The mirror isn’t in the Smurl house for a hot minute before the kitchen ceiling crashes on the family, kicking off a series of supernatural events that include terrifying visions of an old crone and an ax-wielding hillbilly. Eventually, Heather and her sister get the right idea to throw the thing in the trash. The mirror gets chewed up in the compactor of a garbage truck, simultaneously causing one of the Smurl girls to spew the broken glass mentioned earlier. Once again, the audience knows better. Somehow, the mirror mysteriously reappears in the attic, inexplicably intact and even more intent on terrorizing the family.
Ed and Lorraine can’t get involved yet for two reasons. Three if you count the fact that they were barely involved with the Smurl haunting in real life. The first is Ed’s worrisome heart condition, which has Lorraine as concerned for his health as she is about the recent increase in daughter Judy’s worrisome visions. The second is that “The Conjuring: Last Rites” spends a significant portion of its 135-minute runtime setting up a detailed romance between Judy Warren and her future husband Tony Spera, seemingly as a backdoor audition “just in case” they can carry on conjuring after Patrick Wilson and Vera Farmiga call it quits.
Apologies to the two actors playing Judy and Tony, but they don’t possess anything close to the chemistry or charisma of Wilson and Farmiga to keep the main Conjuring continuity in theaters. At best, they might carry a TV spinoff, although a better idea would be “early years” adventures featuring the duo who portray younger Ed and Lorraine Warren instead.
Similarly to how George A. Romero used to call up Tom Savini whenever a new “of the Dead” movie was in the works and say, “start thinking of ways to kill people,” the Conjuring creators probably get a new project going and say, “start thinking of signature scares.” Sadly, “The Conjuring: Last Rites” doesn’t have a standout fright that can compete with the ones James Wan choreographed in the first two films. Most of the moments are average, especially an underwhelming climax where Lorraine highlights her uselessness by merely screaming incessantly while Ed and Tony fight for Judy’s life. The same goes for an ending that weirdly doesn’t resolve much for the Smurls, who are mere passengers in their own story, even after Lorraine magically acquires background exposition about the three spirits haunting the house.

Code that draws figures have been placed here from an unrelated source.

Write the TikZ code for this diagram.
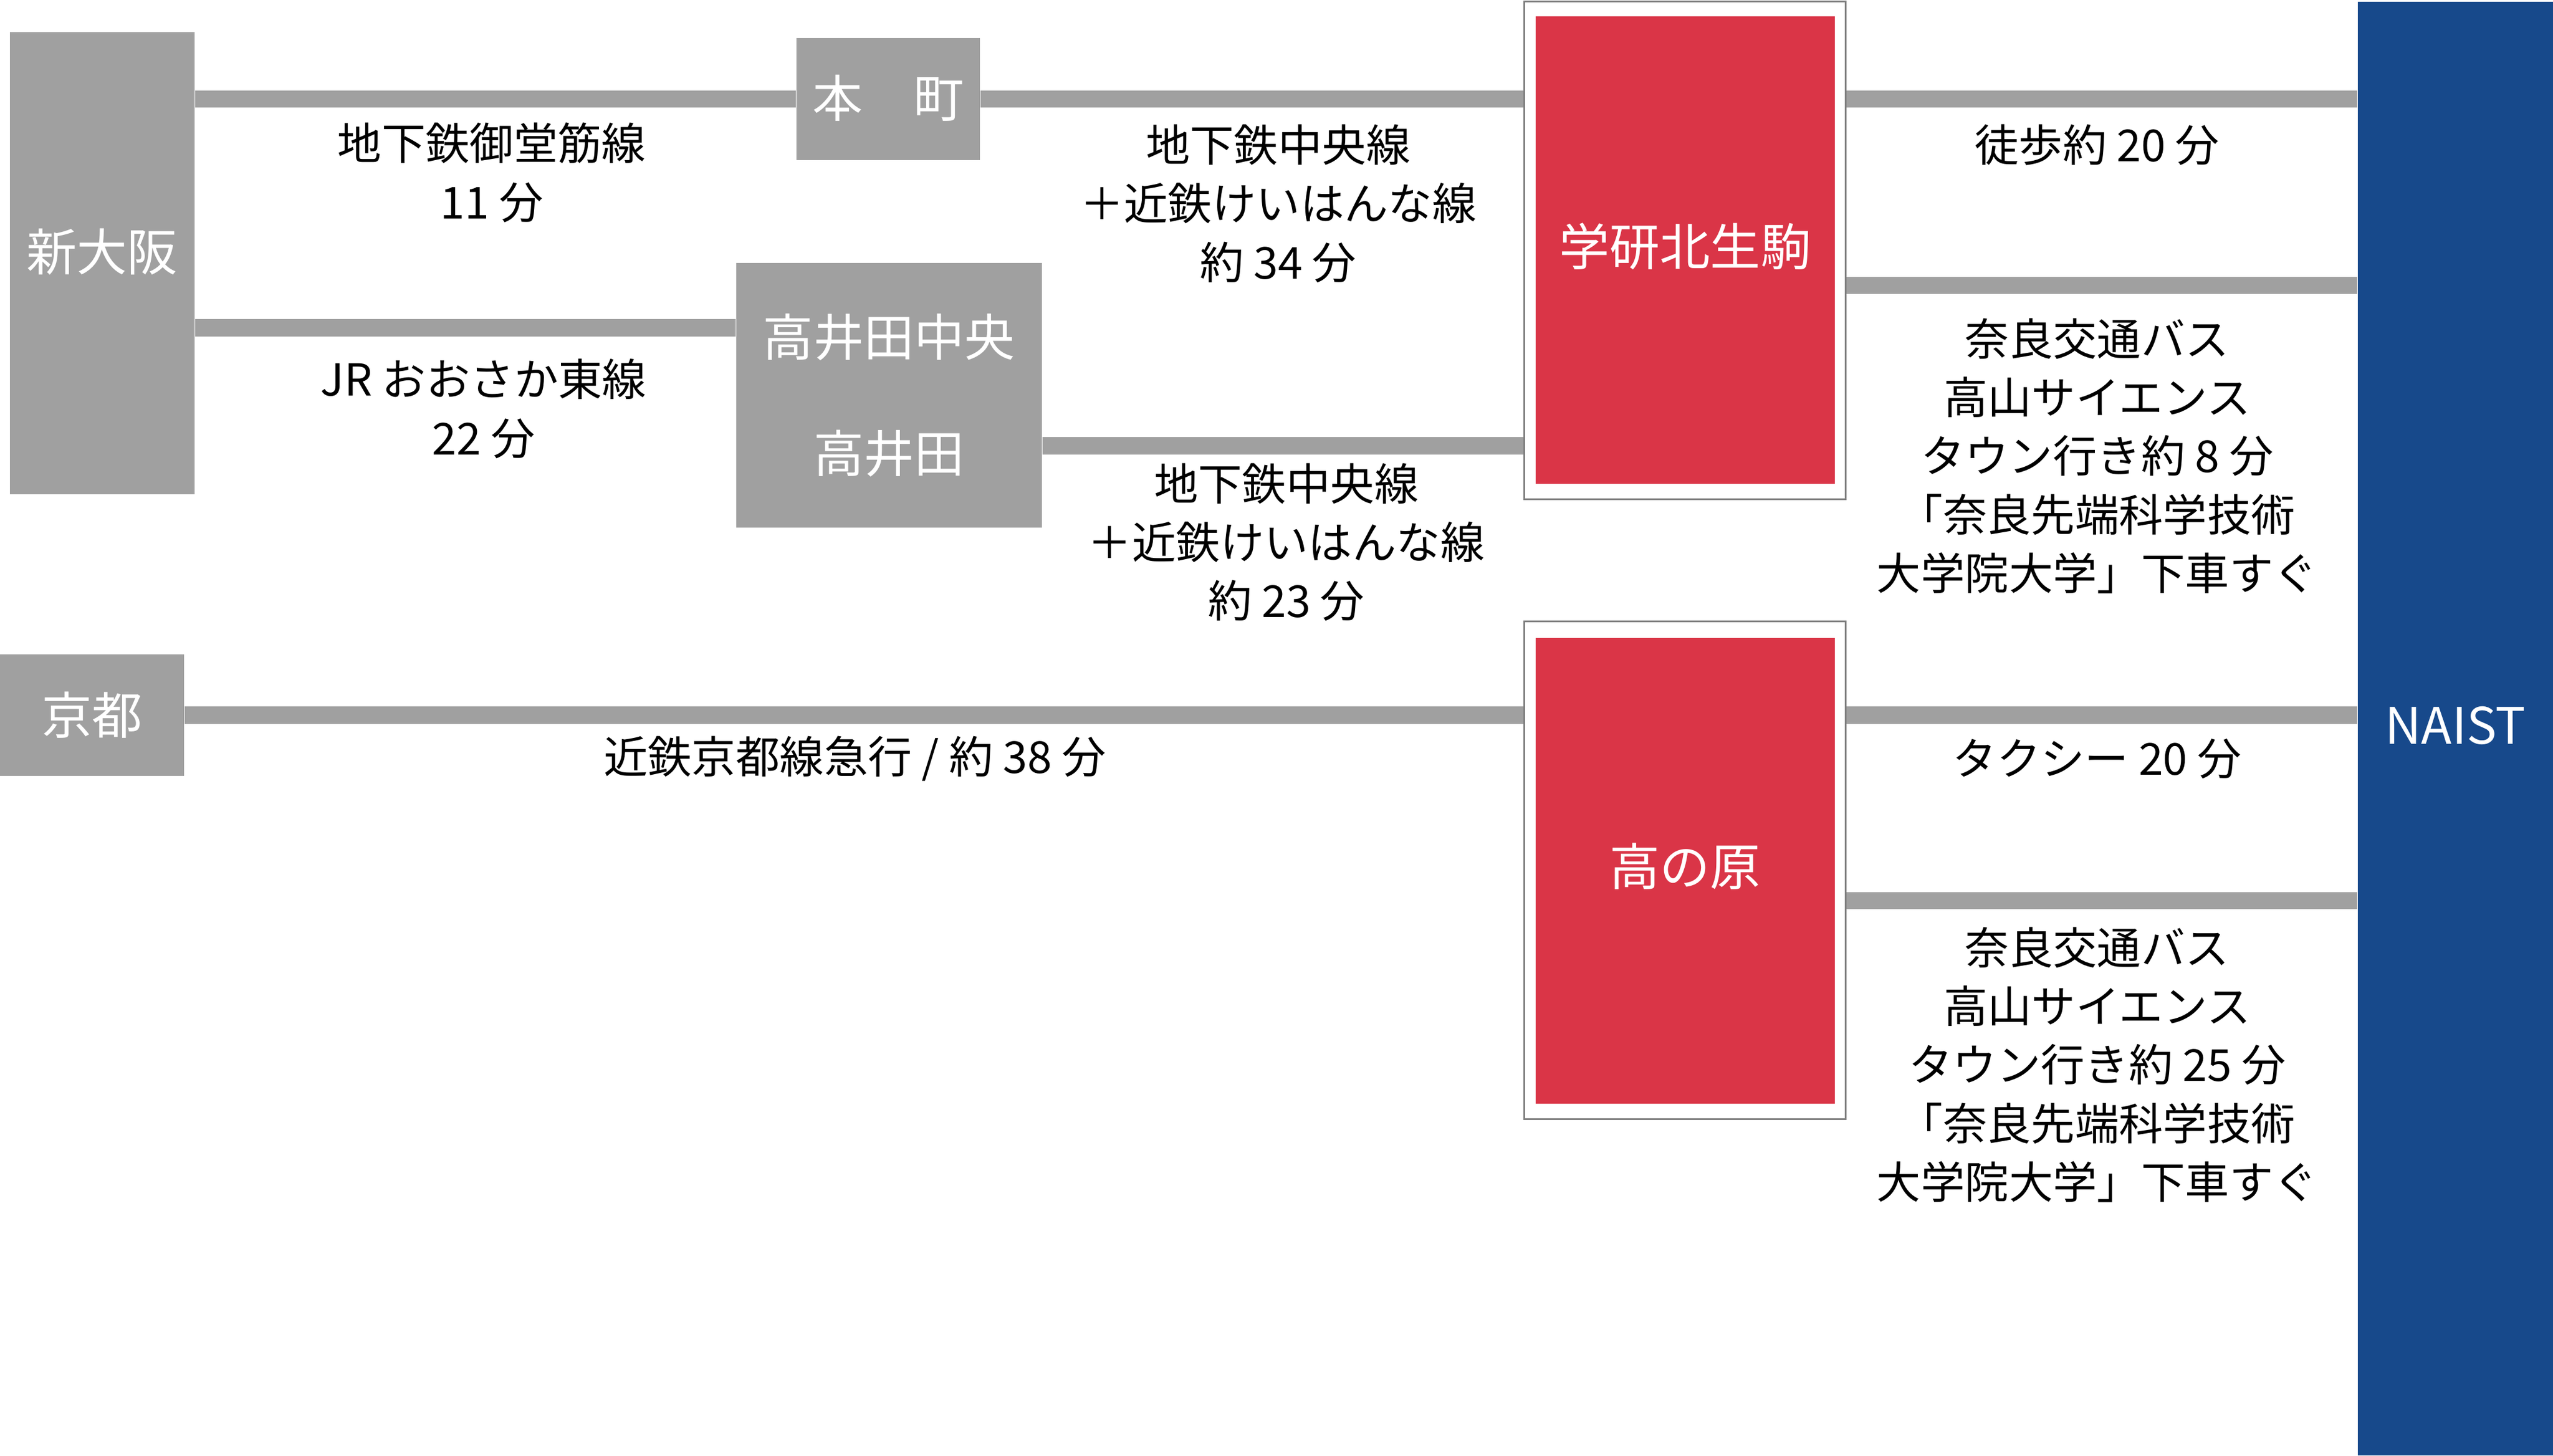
\documentclass[tikz,border=0pt]{standalone}
\usepackage{fontspec}
\setmainfont{Noto Sans CJK JP}
\usetikzlibrary{positioning}
\definecolor{railgray}{RGB}{160,160,160}
\definecolor{framegray}{RGB}{128,128,128}
\definecolor{stared}{RGB}{218,53,71}
\definecolor{naistblue}{RGB}{23,73,139}
\begin{document}
\begin{tikzpicture}[x=0.02cm,y=-0.02cm,
    station/.style={fill=railgray,text=white,inner sep=0pt,font=\fontsize{17.6}{21}\selectfont},
    terminal/.style={fill=stared,text=white,inner sep=0pt,minimum width=3.68cm,minimum height=5.74cm,font=\fontsize{17.6}{21}\selectfont},
    frame/.style={draw=framegray,line width=0.6pt,inner sep=0pt,minimum width=3.95cm,minimum height=6.12cm},
    rail/.style={draw=railgray,line width=0.21cm},
    info/.style={align=center,inner sep=0pt,font=\fontsize{15.4}{20.5}\selectfont}]
    \useasboundingbox (0,0) rectangle (1568,894);
    \node[station,minimum width=2.27cm,minimum height=5.68cm] (shinosaka) at (62.75,161.7) {\raisebox{0.34cm}{新大阪}};
    \node[station,minimum width=2.26cm,minimum height=1.5cm] (honmachi) at (545.5,60.9) {\raisebox{0.08cm}{本　町}};
    \node[station,minimum width=3.76cm,minimum height=3.25cm,align=center,font=\fontsize{17.6}{40.7}\selectfont] (takaida) at (546,242.8) {\raisebox{0.03cm}{高井田中央}\\\raisebox{0.03cm}{高井田}};
    \node[station,minimum width=2.26cm,minimum height=1.49cm] (kyoto) at (56.5,439.3) {\raisebox{0.04cm}{京都}};
    \node[terminal] (gakken) at (1035,153.6) {\raisebox{0.14cm}{学研北生駒}};
    \node[frame] (gakkenf) at (1034.75,153.7) {};
    \node[terminal,minimum height=5.72cm] (hara) at (1035,534.8) {\raisebox{0.16cm}{高の原}};
    \node[frame] (haraf) at (1034.75,534.6) {};
    \node[fill=naistblue,text=white,inner sep=0pt,minimum width=2.4cm,minimum height=17.86cm,font=\fontsize{17.6}{21}\selectfont] (naist) at (1508,447.5) {\raisebox{0.08cm}{NAIST}};

    \coordinate (jr) at ([yshift=0.83cm]takaida.west);
    \coordinate (tk) at ([yshift=-0.62cm]takaida.east);
    \coordinate (bus1) at ([yshift=-0.43cm]gakkenf.east);
    \coordinate (bus2) at ([yshift=-0.37cm]haraf.east);
    \path[rail]
        (shinosaka.east |- honmachi) edge (honmachi.west)
        (honmachi.east) edge (honmachi.east -| gakkenf.west)
        (shinosaka.east |- jr) edge (jr)
        (tk) edge (tk -| gakkenf.west)
        (kyoto.east) edge (kyoto.east -| haraf.west)
        (gakkenf.east |- honmachi) edge (naist.west |- honmachi)
        (bus1) edge (naist.west |- bus1)
        (haraf.east |- kyoto) edge (naist.west |- kyoto)
        (bus2) edge (naist.west |- bus2);

    \node[info] (midosuji) at (302,106) {地下鉄御堂筋線\\11 分};
    \node[info] (osakahigashi) at (297,251) {JR おおさか東線\\22 分};
    \node[info] (chuo1) at (785,125) {地下鉄中央線\\＋近鉄けいはんな線\\約 34 分};
    \node[info] (chuo2) at (790,333) {地下鉄中央線\\＋近鉄けいはんな線\\約 23 分};
    \node[info] (kintetsu) at (525,466) {近鉄京都線急行 / 約 38 分};
    \node[info] (walk) at (1288,89) {徒歩約 20 分};
    \node[info] (busa) at (1288,280) {奈良交通バス\\高山サイエンス\\タウン行き約 8 分\\「奈良先端科学技術\\大学院大学」下車すぐ};
    \node[info] (taxi) at (1288,466) {タクシー 20 分};
    \node[info] (busb) at (1288,654) {奈良交通バス\\高山サイエンス\\タウン行き約 25 分\\「奈良先端科学技術\\大学院大学」下車すぐ};
\end{tikzpicture}
\end{document}
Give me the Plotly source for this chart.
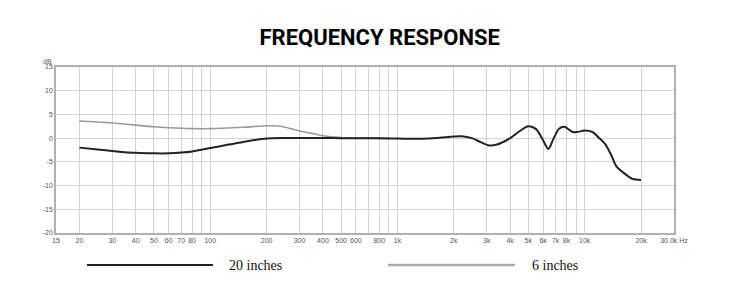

As a “true story,” “The Conjuring: Last Rites” is a huge heap of imaginary fantasy. As a tribute to Ed and Lorraine Warren, it’s another predictable whitewash that conveniently ignores lurid accusations to paint two charlatans as pious heroes. As a horror movie, an insistence on sticking to familiar patterns makes the film mostly fine, at least on par with the equally “okay” “The Conjuring: The Devil Made Me Do It” (review here). Of those three possible POVs, that last one matters most, as anyone with a logical brain and cursory knowledge of the “true story” can cut through the cloying claptrap to at least accept “The Conjuring: Last Rites” as play-it-safe popcorn entertainment.
NOTE: There is a brief post-credits scene.
Review Score: 55
“The Conjuring: Last Rites” purports to be “based on a true story,” although it’s anyone’s guess where facts are supposedly included in the fiction.